■ **Short problem**: Repeat the listing exactly as given, omitting every image.

□ □ □ □ □

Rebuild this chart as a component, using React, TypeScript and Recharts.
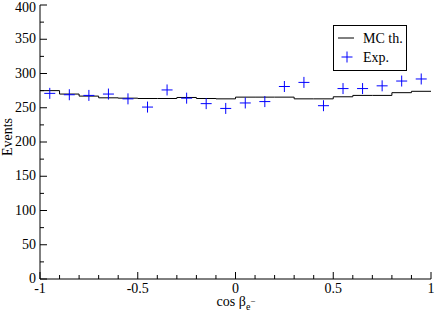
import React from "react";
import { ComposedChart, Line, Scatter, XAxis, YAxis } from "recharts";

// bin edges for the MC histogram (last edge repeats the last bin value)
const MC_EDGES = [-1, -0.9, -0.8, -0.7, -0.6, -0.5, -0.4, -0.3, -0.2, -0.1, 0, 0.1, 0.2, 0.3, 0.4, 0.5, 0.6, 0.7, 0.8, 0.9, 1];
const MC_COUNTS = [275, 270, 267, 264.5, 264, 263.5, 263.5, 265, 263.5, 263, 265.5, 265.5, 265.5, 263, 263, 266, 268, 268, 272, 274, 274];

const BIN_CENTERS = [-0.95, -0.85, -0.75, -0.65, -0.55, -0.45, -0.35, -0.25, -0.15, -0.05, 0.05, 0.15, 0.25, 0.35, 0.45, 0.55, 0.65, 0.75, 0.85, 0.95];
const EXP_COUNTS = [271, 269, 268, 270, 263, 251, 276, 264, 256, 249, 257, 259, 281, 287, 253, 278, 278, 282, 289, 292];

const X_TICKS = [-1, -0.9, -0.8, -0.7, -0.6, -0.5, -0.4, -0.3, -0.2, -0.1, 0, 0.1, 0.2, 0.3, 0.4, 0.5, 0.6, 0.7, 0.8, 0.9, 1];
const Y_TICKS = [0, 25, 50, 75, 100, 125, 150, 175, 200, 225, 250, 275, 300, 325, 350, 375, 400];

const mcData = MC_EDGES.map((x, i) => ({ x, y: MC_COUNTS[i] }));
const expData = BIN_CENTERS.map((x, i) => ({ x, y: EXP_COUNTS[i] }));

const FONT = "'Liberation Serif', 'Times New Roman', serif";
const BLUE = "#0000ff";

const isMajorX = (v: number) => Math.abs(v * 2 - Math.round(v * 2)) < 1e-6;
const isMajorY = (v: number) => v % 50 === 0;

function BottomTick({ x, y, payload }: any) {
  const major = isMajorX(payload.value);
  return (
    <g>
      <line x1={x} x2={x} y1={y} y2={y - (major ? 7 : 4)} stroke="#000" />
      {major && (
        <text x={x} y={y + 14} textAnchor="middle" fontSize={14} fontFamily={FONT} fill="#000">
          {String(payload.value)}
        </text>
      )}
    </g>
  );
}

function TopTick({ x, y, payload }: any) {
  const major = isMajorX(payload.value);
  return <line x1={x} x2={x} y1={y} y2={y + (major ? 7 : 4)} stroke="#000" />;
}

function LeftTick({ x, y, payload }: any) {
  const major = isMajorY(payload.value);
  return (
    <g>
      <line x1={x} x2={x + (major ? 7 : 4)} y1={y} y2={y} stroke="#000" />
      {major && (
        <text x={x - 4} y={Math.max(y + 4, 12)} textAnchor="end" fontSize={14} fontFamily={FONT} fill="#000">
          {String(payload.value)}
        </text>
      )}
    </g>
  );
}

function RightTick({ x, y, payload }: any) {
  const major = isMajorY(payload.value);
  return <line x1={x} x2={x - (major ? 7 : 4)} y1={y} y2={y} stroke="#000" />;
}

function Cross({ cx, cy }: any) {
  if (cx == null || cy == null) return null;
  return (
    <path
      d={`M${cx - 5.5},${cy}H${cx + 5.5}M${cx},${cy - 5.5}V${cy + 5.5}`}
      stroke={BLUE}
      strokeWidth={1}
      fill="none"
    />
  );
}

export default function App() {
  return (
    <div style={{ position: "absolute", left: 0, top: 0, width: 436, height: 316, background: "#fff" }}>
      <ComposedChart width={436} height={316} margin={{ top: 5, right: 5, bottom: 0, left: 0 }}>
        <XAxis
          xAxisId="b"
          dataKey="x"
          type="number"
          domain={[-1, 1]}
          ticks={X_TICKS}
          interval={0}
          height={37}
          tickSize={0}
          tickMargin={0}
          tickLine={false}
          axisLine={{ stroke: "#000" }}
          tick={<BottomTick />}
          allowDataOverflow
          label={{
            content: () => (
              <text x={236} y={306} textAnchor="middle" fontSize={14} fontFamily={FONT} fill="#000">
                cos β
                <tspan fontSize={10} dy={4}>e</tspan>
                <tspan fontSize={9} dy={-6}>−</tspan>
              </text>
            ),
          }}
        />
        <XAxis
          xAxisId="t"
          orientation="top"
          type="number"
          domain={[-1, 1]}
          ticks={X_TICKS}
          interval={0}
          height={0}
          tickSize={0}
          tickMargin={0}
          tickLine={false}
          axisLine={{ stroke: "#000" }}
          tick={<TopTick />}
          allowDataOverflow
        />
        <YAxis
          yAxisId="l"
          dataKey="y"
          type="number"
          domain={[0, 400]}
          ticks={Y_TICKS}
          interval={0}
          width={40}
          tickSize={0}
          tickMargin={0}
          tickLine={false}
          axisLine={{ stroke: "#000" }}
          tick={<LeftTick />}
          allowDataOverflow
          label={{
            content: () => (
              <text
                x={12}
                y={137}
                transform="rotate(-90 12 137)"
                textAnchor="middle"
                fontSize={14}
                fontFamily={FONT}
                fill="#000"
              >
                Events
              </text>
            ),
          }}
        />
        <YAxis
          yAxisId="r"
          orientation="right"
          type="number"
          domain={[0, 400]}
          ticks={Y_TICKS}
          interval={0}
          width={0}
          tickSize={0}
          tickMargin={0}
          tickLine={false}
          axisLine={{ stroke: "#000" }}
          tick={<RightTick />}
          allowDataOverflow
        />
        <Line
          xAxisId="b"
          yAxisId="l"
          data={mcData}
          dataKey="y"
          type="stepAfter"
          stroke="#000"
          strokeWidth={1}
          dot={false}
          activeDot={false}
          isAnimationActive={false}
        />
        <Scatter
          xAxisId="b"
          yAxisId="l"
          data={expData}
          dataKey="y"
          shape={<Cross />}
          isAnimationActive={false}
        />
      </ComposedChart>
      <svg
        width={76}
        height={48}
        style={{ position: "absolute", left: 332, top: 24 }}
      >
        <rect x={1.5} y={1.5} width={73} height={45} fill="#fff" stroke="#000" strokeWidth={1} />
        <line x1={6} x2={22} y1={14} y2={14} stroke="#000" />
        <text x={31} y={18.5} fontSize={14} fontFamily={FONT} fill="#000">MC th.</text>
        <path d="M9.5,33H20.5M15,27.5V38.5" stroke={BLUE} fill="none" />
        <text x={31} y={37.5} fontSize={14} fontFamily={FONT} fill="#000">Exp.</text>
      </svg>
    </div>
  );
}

□ □ □ □ □

■ **Written solution**:
Rebuild this chart as a component, using React, TypeScript and Recharts.
import React from "react";
import { ComposedChart, Line, Scatter, XAxis, YAxis } from "recharts";

// bin edges for the MC histogram (last edge repeats the last bin value)
const MC_EDGES = [-1, -0.9, -0.8, -0.7, -0.6, -0.5, -0.4, -0.3, -0.2, -0.1, 0, 0.1, 0.2, 0.3, 0.4, 0.5, 0.6, 0.7, 0.8, 0.9, 1];
const MC_COUNTS = [275, 270, 267, 264.5, 264, 263.5, 263.5, 265, 263.5, 263, 265.5, 265.5, 265.5, 263, 263, 266, 268, 268, 272, 274, 274];

const BIN_CENTERS = [-0.95, -0.85, -0.75, -0.65, -0.55, -0.45, -0.35, -0.25, -0.15, -0.05, 0.05, 0.15, 0.25, 0.35, 0.45, 0.55, 0.65, 0.75, 0.85, 0.95];
const EXP_COUNTS = [271, 269, 268, 270, 263, 251, 276, 264, 256, 249, 257, 259, 281, 287, 253, 278, 278, 282, 289, 292];

const X_TICKS = [-1, -0.9, -0.8, -0.7, -0.6, -0.5, -0.4, -0.3, -0.2, -0.1, 0, 0.1, 0.2, 0.3, 0.4, 0.5, 0.6, 0.7, 0.8, 0.9, 1];
const Y_TICKS = [0, 25, 50, 75, 100, 125, 150, 175, 200, 225, 250, 275, 300, 325, 350, 375, 400];

const mcData = MC_EDGES.map((x, i) => ({ x, y: MC_COUNTS[i] }));
const expData = BIN_CENTERS.map((x, i) => ({ x, y: EXP_COUNTS[i] }));

const FONT = "'Liberation Serif', 'Times New Roman', serif";
const BLUE = "#0000ff";

const isMajorX = (v: number) => Math.abs(v * 2 - Math.round(v * 2)) < 1e-6;
const isMajorY = (v: number) => v % 50 === 0;

function BottomTick({ x, y, payload }: any) {
  const major = isMajorX(payload.value);
  return (
    <g>
      <line x1={x} x2={x} y1={y} y2={y - (major ? 7 : 4)} stroke="#000" />
      {major && (
        <text x={x} y={y + 14} textAnchor="middle" fontSize={14} fontFamily={FONT} fill="#000">
          {String(payload.value)}
        </text>
      )}
    </g>
  );
}

function TopTick({ x, y, payload }: any) {
  const major = isMajorX(payload.value);
  return <line x1={x} x2={x} y1={y} y2={y + (major ? 7 : 4)} stroke="#000" />;
}

function LeftTick({ x, y, payload }: any) {
  const major = isMajorY(payload.value);
  return (
    <g>
      <line x1={x} x2={x + (major ? 7 : 4)} y1={y} y2={y} stroke="#000" />
      {major && (
        <text x={x - 4} y={Math.max(y + 4, 12)} textAnchor="end" fontSize={14} fontFamily={FONT} fill="#000">
          {String(payload.value)}
        </text>
      )}
    </g>
  );
}

function RightTick({ x, y, payload }: any) {
  const major = isMajorY(payload.value);
  return <line x1={x} x2={x - (major ? 7 : 4)} y1={y} y2={y} stroke="#000" />;
}

function Cross({ cx, cy }: any) {
  if (cx == null || cy == null) return null;
  return (
    <path
      d={`M${cx - 5.5},${cy}H${cx + 5.5}M${cx},${cy - 5.5}V${cy + 5.5}`}
      stroke={BLUE}
      strokeWidth={1}
      fill="none"
    />
  );
}

export default function App() {
  return (
    <div style={{ position: "absolute", left: 0, top: 0, width: 436, height: 316, background: "#fff" }}>
      <ComposedChart width={436} height={316} margin={{ top: 5, right: 5, bottom: 0, left: 0 }}>
        <XAxis
          xAxisId="b"
          dataKey="x"
          type="number"
          domain={[-1, 1]}
          ticks={X_TICKS}
          interval={0}
          height={37}
          tickSize={0}
          tickMargin={0}
          tickLine={false}
          axisLine={{ stroke: "#000" }}
          tick={<BottomTick />}
          allowDataOverflow
          label={{
            content: () => (
              <text x={236} y={306} textAnchor="middle" fontSize={14} fontFamily={FONT} fill="#000">
                cos β
                <tspan fontSize={10} dy={4}>e</tspan>
                <tspan fontSize={9} dy={-6}>−</tspan>
              </text>
            ),
          }}
        />
        <XAxis
          xAxisId="t"
          orientation="top"
          type="number"
          domain={[-1, 1]}
          ticks={X_TICKS}
          interval={0}
          height={0}
          tickSize={0}
          tickMargin={0}
          tickLine={false}
          axisLine={{ stroke: "#000" }}
          tick={<TopTick />}
          allowDataOverflow
        />
        <YAxis
          yAxisId="l"
          dataKey="y"
          type="number"
          domain={[0, 400]}
          ticks={Y_TICKS}
          interval={0}
          width={40}
          tickSize={0}
          tickMargin={0}
          tickLine={false}
          axisLine={{ stroke: "#000" }}
          tick={<LeftTick />}
          allowDataOverflow
          label={{
            content: () => (
              <text
                x={12}
                y={137}
                transform="rotate(-90 12 137)"
                textAnchor="middle"
                fontSize={14}
                fontFamily={FONT}
                fill="#000"
              >
                Events
              </text>
            ),
          }}
        />
        <YAxis
          yAxisId="r"
          orientation="right"
          type="number"
          domain={[0, 400]}
          ticks={Y_TICKS}
          interval={0}
          width={0}
          tickSize={0}
          tickMargin={0}
          tickLine={false}
          axisLine={{ stroke: "#000" }}
          tick={<RightTick />}
          allowDataOverflow
        />
        <Line
          xAxisId="b"
          yAxisId="l"
          data={mcData}
          dataKey="y"
          type="stepAfter"
          stroke="#000"
          strokeWidth={1}
          dot={false}
          activeDot={false}
          isAnimationActive={false}
        />
        <Scatter
          xAxisId="b"
          yAxisId="l"
          data={expData}
          dataKey="y"
          shape={<Cross />}
          isAnimationActive={false}
        />
      </ComposedChart>
      <svg
        width={76}
        height={48}
        style={{ position: "absolute", left: 332, top: 24 }}
      >
        <rect x={1.5} y={1.5} width={73} height={45} fill="#fff" stroke="#000" strokeWidth={1} />
        <line x1={6} x2={22} y1={14} y2={14} stroke="#000" />
        <text x={31} y={18.5} fontSize={14} fontFamily={FONT} fill="#000">MC th.</text>
        <path d="M9.5,33H20.5M15,27.5V38.5" stroke={BLUE} fill="none" />
        <text x={31} y={37.5} fontSize={14} fontFamily={FONT} fill="#000">Exp.</text>
      </svg>
    </div>
  );
}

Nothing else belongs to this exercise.